SUPPLIED RECORDS –
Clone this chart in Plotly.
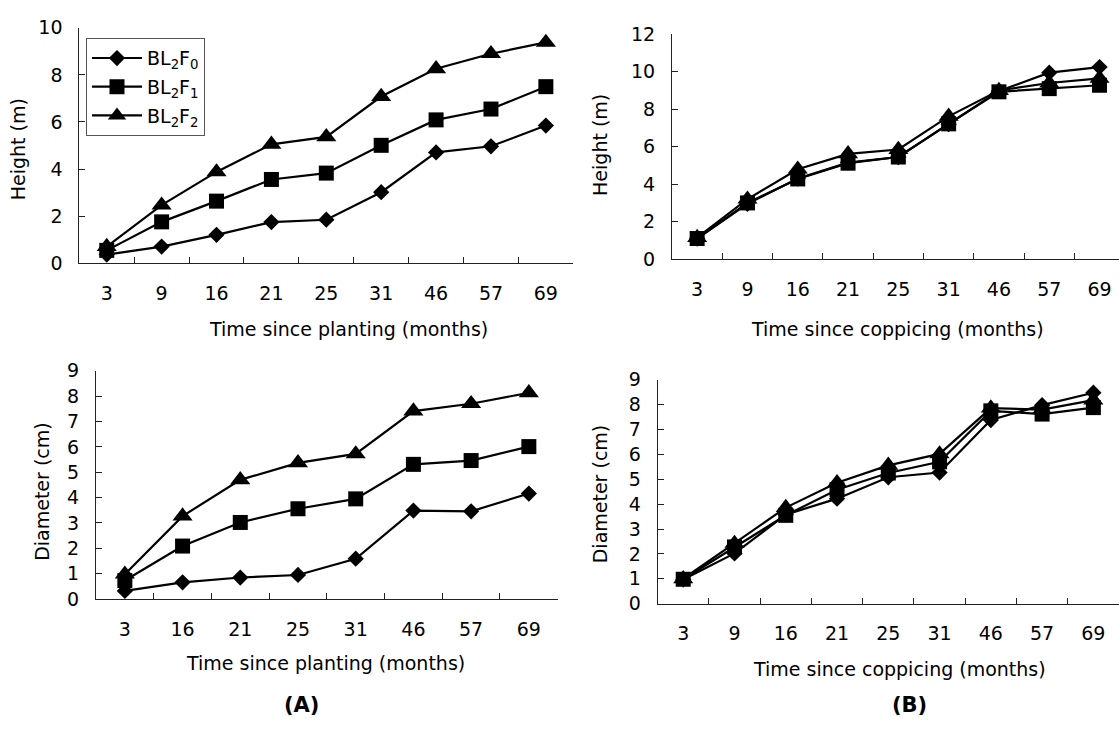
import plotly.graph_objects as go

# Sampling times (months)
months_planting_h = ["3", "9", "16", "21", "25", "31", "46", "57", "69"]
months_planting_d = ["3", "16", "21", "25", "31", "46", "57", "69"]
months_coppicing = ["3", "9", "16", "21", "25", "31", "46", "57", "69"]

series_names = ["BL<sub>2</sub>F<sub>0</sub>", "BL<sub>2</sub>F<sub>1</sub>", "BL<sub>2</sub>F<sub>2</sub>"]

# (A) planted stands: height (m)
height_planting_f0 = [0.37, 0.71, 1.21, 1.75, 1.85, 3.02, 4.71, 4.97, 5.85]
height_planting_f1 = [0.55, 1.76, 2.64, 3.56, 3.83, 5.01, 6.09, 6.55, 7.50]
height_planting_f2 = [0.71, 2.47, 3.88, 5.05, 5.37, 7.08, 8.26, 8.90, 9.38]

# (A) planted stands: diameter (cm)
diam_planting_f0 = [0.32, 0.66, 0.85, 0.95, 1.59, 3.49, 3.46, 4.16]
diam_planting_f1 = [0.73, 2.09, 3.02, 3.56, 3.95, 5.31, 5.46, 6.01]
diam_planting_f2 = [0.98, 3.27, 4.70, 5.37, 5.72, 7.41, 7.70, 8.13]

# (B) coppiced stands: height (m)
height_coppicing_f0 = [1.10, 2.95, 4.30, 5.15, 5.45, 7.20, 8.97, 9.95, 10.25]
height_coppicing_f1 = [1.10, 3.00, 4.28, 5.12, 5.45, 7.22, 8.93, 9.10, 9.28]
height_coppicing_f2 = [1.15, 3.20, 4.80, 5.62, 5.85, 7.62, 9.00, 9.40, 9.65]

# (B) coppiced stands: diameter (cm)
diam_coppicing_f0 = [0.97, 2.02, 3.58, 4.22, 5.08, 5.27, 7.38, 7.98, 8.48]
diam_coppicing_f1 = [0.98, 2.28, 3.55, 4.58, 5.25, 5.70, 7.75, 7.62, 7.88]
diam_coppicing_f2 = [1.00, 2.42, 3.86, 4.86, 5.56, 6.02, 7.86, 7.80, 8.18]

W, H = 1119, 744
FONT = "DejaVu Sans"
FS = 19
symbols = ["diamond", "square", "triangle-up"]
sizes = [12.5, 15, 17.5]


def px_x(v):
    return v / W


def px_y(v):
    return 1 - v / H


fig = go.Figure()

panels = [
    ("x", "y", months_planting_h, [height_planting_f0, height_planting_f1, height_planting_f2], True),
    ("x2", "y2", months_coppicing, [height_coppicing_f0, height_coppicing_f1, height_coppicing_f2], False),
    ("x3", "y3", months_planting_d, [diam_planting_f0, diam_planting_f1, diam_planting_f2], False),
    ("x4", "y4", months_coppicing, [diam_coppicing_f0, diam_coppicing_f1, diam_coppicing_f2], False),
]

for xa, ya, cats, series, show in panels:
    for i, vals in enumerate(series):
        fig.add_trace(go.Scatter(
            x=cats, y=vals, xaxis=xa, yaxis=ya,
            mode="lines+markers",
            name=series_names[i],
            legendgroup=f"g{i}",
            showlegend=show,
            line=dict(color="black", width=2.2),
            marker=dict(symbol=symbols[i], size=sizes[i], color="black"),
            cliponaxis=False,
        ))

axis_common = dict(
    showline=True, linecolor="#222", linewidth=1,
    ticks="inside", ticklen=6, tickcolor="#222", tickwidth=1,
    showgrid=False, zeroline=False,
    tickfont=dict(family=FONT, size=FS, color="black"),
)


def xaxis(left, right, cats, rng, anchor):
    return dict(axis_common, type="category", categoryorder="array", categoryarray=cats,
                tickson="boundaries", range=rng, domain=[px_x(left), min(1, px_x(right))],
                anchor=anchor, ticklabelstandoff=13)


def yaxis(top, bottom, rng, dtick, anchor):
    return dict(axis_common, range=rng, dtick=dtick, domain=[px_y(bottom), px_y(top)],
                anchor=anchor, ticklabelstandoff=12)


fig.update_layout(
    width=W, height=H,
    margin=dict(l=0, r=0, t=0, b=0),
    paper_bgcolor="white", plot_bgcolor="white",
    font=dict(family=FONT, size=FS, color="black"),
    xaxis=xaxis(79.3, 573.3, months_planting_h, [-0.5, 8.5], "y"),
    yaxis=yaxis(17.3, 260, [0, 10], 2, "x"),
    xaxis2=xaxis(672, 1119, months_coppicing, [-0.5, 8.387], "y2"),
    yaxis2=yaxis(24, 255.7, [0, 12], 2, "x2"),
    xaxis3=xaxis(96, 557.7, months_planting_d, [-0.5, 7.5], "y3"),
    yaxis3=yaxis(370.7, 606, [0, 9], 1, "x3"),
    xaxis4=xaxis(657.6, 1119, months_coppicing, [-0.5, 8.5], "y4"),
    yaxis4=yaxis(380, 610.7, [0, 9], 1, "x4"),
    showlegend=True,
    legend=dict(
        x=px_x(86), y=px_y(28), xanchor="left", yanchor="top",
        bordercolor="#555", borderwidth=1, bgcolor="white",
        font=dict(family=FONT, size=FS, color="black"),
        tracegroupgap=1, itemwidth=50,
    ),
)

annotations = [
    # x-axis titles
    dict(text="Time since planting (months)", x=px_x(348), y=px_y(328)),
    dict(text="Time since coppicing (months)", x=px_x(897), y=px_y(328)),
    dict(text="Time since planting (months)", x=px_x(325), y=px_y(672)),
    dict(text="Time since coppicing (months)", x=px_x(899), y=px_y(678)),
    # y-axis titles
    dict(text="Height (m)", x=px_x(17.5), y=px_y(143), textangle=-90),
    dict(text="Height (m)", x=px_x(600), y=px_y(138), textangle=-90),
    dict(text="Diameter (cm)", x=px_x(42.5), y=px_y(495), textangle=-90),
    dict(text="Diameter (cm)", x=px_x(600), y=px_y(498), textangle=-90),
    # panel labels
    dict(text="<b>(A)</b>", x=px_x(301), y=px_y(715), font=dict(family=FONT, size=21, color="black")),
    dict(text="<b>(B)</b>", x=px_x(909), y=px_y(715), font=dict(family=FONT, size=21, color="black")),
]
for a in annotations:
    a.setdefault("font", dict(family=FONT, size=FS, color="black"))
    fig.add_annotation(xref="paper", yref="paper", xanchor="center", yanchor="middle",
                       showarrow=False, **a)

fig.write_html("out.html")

---

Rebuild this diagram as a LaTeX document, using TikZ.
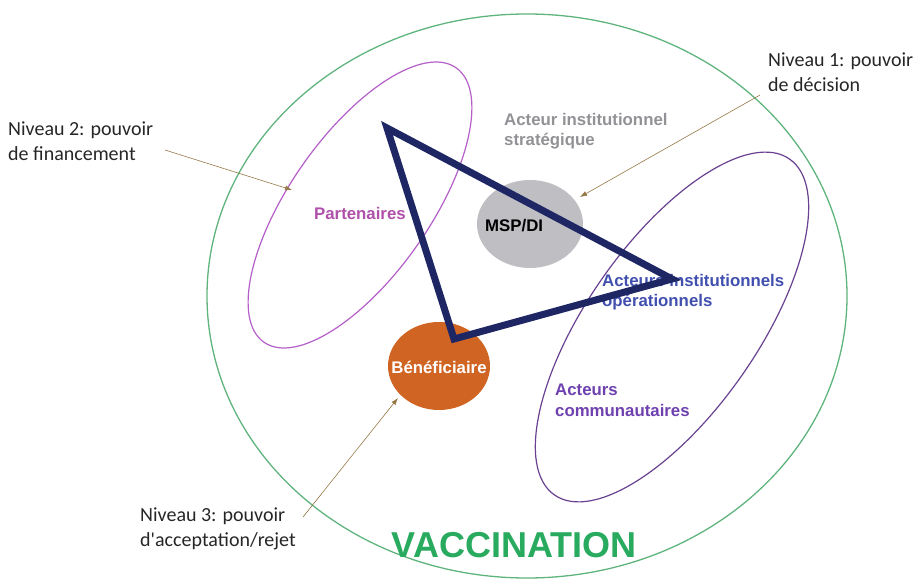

TASK STATEMENT – Of the lines above, quote exactly those from the one with "Clone this chart in Plotly." through the one with "8.26, 8.90, 9.38]", ends included; pictures stay out.

CORRECT ANSWER –
Clone this chart in Plotly.
import plotly.graph_objects as go

# Sampling times (months)
months_planting_h = ["3", "9", "16", "21", "25", "31", "46", "57", "69"]
months_planting_d = ["3", "16", "21", "25", "31", "46", "57", "69"]
months_coppicing = ["3", "9", "16", "21", "25", "31", "46", "57", "69"]

series_names = ["BL<sub>2</sub>F<sub>0</sub>", "BL<sub>2</sub>F<sub>1</sub>", "BL<sub>2</sub>F<sub>2</sub>"]

# (A) planted stands: height (m)
height_planting_f0 = [0.37, 0.71, 1.21, 1.75, 1.85, 3.02, 4.71, 4.97, 5.85]
height_planting_f1 = [0.55, 1.76, 2.64, 3.56, 3.83, 5.01, 6.09, 6.55, 7.50]
height_planting_f2 = [0.71, 2.47, 3.88, 5.05, 5.37, 7.08, 8.26, 8.90, 9.38]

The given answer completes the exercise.